***** MATERIAL FOR THE TASK

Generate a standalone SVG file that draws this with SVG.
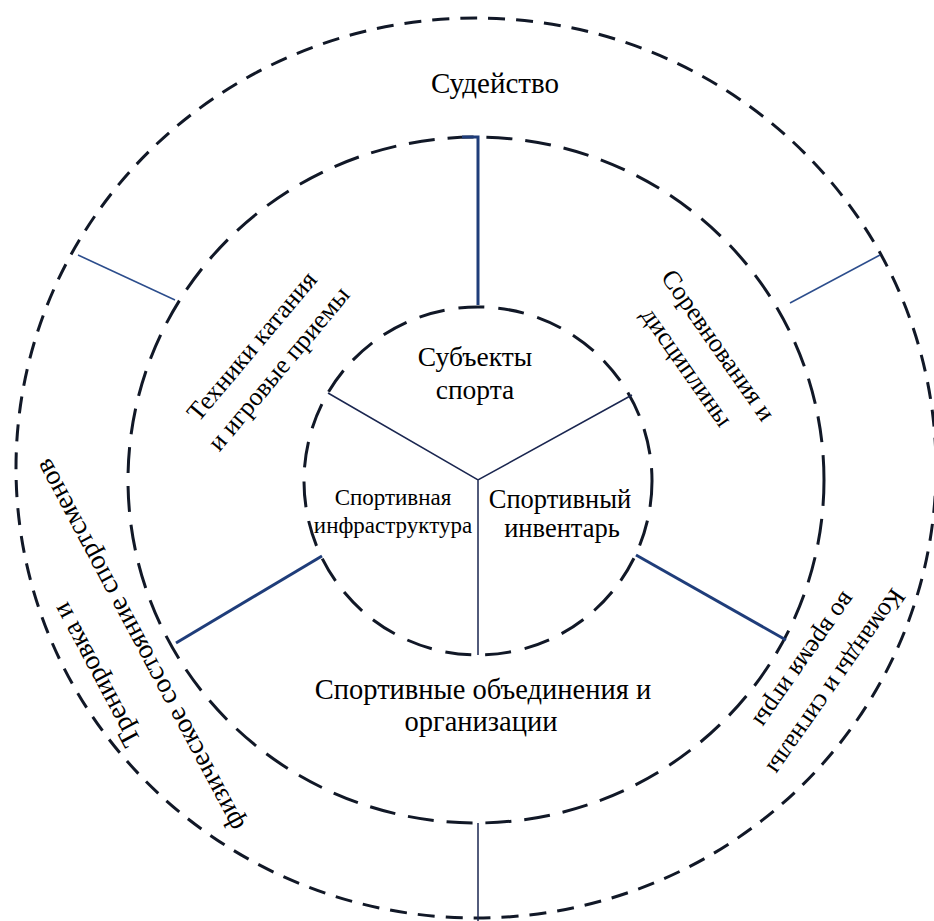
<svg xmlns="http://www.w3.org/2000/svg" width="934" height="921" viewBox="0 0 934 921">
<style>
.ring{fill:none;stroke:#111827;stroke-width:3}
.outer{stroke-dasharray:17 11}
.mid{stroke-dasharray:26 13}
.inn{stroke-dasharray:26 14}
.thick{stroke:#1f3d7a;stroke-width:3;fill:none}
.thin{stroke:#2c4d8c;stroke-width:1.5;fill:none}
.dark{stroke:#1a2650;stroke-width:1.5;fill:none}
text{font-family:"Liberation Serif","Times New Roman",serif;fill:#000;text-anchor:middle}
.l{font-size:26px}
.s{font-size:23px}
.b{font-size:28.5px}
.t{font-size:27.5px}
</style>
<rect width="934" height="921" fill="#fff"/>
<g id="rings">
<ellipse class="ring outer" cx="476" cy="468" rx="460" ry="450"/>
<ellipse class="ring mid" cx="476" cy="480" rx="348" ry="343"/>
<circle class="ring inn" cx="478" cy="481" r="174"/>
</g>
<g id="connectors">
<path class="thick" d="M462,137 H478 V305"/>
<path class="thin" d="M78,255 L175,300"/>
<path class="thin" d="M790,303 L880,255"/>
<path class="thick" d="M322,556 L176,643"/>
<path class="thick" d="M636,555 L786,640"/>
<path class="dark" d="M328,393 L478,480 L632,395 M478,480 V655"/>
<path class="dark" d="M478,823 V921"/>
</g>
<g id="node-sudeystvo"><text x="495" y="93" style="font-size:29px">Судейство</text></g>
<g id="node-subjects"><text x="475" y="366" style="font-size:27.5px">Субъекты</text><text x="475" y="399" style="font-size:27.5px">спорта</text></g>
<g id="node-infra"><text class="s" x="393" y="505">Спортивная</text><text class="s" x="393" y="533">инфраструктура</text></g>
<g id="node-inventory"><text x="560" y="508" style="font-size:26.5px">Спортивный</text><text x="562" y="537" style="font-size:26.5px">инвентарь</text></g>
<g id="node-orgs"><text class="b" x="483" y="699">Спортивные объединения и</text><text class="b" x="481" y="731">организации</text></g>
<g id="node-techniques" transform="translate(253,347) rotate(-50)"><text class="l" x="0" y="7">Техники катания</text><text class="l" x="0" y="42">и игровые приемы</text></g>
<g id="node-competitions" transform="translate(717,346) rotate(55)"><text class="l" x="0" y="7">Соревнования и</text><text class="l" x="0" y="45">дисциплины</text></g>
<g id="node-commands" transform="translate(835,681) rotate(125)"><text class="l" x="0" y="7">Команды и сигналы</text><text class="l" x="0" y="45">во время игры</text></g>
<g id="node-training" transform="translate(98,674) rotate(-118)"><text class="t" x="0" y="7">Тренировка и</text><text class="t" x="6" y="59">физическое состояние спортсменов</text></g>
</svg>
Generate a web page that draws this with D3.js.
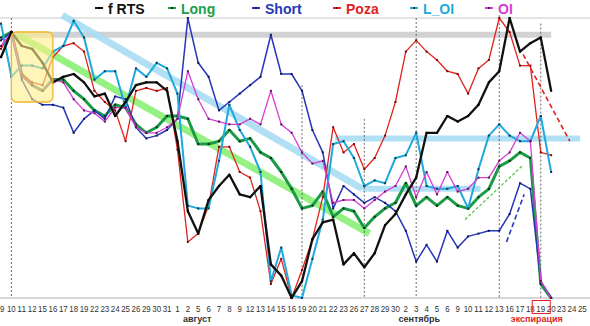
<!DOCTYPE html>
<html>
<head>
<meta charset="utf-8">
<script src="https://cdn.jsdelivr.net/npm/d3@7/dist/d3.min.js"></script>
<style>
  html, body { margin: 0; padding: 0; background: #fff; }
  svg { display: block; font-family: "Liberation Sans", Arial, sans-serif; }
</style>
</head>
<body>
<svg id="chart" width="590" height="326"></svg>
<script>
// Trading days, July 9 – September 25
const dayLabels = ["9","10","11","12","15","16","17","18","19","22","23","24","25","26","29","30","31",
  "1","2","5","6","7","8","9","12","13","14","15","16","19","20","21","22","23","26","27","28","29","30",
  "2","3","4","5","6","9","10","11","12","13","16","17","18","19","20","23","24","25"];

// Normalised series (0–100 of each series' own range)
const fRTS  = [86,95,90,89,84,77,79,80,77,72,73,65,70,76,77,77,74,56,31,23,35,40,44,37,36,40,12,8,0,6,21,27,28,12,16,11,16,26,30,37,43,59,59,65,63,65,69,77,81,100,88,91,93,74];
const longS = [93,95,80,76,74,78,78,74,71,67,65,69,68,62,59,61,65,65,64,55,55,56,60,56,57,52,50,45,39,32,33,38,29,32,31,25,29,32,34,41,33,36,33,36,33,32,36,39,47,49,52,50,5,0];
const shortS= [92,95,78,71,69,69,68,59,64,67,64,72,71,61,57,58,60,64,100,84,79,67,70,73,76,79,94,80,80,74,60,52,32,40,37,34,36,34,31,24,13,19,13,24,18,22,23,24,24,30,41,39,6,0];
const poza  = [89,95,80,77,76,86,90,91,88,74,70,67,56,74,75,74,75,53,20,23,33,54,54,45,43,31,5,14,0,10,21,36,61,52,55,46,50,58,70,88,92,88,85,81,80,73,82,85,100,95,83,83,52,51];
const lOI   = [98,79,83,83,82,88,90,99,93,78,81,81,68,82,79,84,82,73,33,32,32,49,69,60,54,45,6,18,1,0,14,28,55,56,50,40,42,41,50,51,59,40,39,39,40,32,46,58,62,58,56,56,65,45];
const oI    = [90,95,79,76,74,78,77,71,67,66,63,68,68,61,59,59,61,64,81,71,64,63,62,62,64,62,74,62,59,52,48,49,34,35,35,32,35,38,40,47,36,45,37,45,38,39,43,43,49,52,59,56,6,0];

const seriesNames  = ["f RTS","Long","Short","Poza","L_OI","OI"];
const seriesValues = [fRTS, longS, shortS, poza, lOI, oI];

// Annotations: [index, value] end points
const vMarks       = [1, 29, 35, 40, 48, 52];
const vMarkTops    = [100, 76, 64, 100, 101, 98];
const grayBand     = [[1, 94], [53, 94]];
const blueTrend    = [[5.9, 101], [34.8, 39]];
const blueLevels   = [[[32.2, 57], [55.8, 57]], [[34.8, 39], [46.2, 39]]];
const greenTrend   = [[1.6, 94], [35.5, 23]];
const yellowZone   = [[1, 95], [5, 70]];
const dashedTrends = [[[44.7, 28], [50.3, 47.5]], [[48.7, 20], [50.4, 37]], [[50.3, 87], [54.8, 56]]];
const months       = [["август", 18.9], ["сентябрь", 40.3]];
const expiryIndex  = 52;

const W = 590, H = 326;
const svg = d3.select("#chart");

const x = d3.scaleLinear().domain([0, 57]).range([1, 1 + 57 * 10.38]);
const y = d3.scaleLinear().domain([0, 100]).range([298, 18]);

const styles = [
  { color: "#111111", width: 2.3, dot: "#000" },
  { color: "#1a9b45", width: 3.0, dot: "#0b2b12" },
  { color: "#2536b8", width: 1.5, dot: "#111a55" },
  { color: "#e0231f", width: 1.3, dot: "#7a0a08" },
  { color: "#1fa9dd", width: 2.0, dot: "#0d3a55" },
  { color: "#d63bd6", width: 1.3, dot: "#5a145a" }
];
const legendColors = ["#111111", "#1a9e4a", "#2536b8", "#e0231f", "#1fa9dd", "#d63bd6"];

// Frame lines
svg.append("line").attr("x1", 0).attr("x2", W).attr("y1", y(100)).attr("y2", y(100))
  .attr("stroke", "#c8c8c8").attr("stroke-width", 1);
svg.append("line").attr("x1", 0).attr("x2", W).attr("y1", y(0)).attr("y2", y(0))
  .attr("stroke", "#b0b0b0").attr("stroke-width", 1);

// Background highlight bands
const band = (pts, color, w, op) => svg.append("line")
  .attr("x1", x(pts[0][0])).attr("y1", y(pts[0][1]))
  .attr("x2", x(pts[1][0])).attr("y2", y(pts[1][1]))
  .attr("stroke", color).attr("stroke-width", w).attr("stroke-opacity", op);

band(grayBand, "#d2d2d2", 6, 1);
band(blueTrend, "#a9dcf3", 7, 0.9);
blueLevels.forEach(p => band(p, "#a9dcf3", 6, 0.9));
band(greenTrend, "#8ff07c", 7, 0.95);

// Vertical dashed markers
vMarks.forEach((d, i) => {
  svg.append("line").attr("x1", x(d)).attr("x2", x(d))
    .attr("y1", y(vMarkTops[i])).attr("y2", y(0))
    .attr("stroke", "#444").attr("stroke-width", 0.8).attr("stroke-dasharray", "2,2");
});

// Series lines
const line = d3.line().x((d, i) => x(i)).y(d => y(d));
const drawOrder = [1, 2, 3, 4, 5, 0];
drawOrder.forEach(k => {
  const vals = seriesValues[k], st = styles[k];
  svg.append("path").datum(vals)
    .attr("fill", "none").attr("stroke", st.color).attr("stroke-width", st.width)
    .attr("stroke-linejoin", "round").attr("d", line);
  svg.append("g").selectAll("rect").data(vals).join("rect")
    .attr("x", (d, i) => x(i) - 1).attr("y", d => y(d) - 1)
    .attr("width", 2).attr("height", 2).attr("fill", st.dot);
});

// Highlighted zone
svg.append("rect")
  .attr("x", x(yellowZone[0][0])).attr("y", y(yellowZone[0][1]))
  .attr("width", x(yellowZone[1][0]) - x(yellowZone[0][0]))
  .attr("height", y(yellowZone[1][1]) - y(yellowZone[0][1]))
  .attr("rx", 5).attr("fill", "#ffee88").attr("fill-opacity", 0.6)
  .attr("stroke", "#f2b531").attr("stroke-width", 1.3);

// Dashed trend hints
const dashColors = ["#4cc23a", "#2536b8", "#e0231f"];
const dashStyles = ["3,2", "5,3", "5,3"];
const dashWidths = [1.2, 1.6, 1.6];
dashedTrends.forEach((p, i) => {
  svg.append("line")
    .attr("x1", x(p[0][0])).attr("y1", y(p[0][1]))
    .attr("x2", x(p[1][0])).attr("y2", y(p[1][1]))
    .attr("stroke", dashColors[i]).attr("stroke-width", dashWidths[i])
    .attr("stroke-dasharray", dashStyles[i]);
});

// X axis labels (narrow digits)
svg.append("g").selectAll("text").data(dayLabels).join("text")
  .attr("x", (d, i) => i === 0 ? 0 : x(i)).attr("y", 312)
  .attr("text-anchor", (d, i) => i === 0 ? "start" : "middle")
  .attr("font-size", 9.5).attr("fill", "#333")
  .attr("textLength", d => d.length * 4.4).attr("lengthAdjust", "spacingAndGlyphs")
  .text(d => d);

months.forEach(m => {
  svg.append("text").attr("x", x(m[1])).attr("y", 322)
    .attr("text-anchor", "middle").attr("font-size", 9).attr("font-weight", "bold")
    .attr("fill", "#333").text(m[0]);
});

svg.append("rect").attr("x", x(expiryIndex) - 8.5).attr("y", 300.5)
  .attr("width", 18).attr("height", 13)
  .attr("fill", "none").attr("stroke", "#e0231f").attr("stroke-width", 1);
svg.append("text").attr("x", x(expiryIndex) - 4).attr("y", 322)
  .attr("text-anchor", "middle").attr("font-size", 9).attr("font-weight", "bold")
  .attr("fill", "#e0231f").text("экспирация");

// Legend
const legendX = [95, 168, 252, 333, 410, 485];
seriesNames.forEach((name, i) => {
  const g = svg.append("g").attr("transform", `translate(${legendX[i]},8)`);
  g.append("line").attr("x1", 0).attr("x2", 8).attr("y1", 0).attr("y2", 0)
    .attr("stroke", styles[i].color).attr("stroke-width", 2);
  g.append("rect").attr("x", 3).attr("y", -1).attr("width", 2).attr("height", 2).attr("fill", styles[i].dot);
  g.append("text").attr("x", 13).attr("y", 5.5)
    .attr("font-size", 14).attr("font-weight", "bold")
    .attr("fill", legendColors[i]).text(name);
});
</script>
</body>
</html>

**********

THE TASK —
Go through the entries and return each line where the word "Generate" appears.

REPLY —
Generate a standalone SVG file that draws this with SVG.
Generate a web page that draws this with D3.js.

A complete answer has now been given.